Polo wars (language, democracy and the death of the signified)

rc-am rcollins at netlink.com.au
Fri Jan 28 23:31:09 PST 2000

Hey Rob,

Rob wrote:

>(agreeing with ol' Jurgen the whole way) we essentially must presuppose the
>'ideal speech situation' in our practice - thus we must open ourselves to
>questions concerning the truth and acceptability in and of our speech acts.
>This ideal, and our implicit commitment to it, seems inescapably 'there' in
>any social organisation aspiring to democratic legitimacy, I reckon.

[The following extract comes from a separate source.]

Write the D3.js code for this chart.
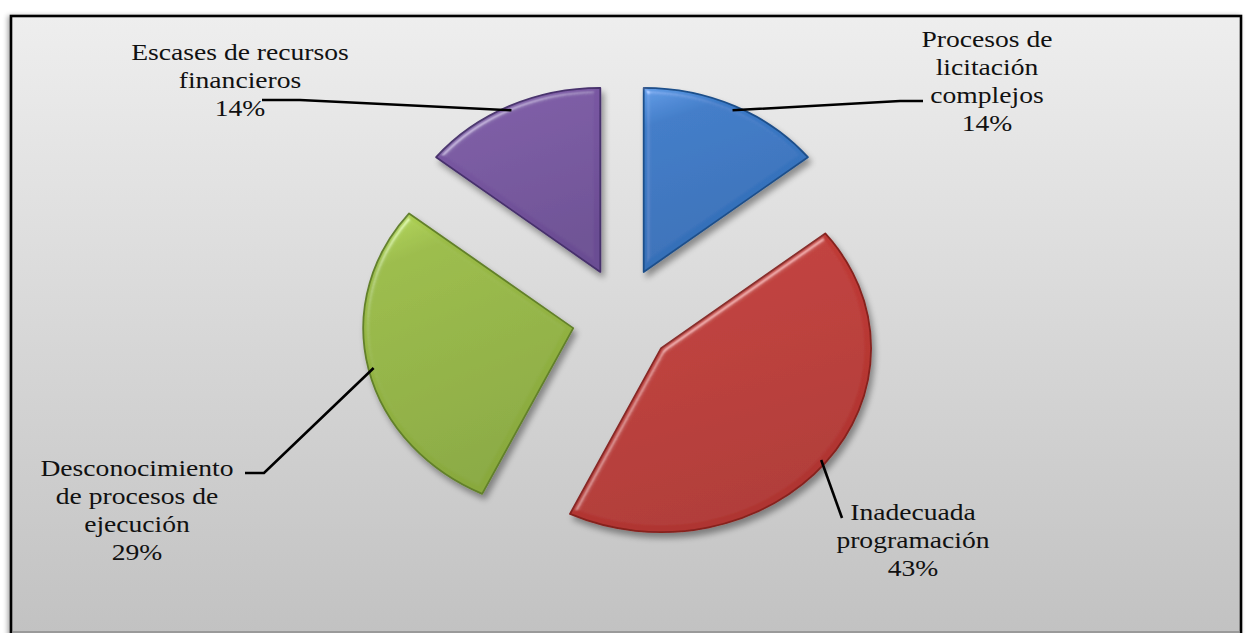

I've been thinking about Habermas a little more, and I can't help but think his stuff is really tied to the post-war west german experience of the police state and the terrorist corollary, hence H's assumption of the figure of 'democracy' as the indisputable terrain of rhetorical legitimation, as a simultaneous move both against and around terrorism, the CD machinery and east german 'totalitarianism'. Who knows how well it worked there; but when I think of its implications when it comes to thinking about, say, the debates over seattle or the presumptions of e-list protocols or what I might think of as the significant problems in australian politics, I find little that might make sense to me as provocative or evocative. For instance, wasn't the Battle over Seattle within the left in many ways about the ways in which the 'demos' is being delimited through the figure of those rule-breaking anarchists; or isn't much of the pain and flame of e-list discussions a feature of the assumption that the other speak 'the same language' (must perforce ask the same questions, etc) as a matter of course; or isn't australian politics more amenable to a discussion of representation and violence when we come to thinking about, say, the ways in which Howard stands up to give his Invasion Day address and announces a new round of dole-bludger floggings? You might say no; but even if you say 'in part', then I would think D might have something to offer, right along with anyone else who might touch on the issues of .

>I suspect Derrida's stuff on communication effectively denies a lot of
>this, and, in so doing, denies us the potential to engage with him in such
>democratic validation (communicative action).

What Christian said.

>some people reckon the notion of 'democracy' is but a discursive distillate
>no more or less than any other social possibility, and, as such, shouldn't
>particularly concern me (which sounds coherent in itself, but then, I do
>happen to be asking the questions where democratic norms are presupposed
>and where the consensus seems to be that a bit more of it would be nice

Err... I'm not sure what you mean by "discursive distillate" or social possibilities. But I will ask whether or not you think the organisation of a consensus includes violence. If it does, and if indeed the performative use of 'democracy' works to legitimate this violence (the ALP-ACTU Accords spring to mind), then there are limits to the Habermasian perspective which Derrida might well provide a useful way of thinking through. For instance, what is the relationship between 'demos' and 'cracy'?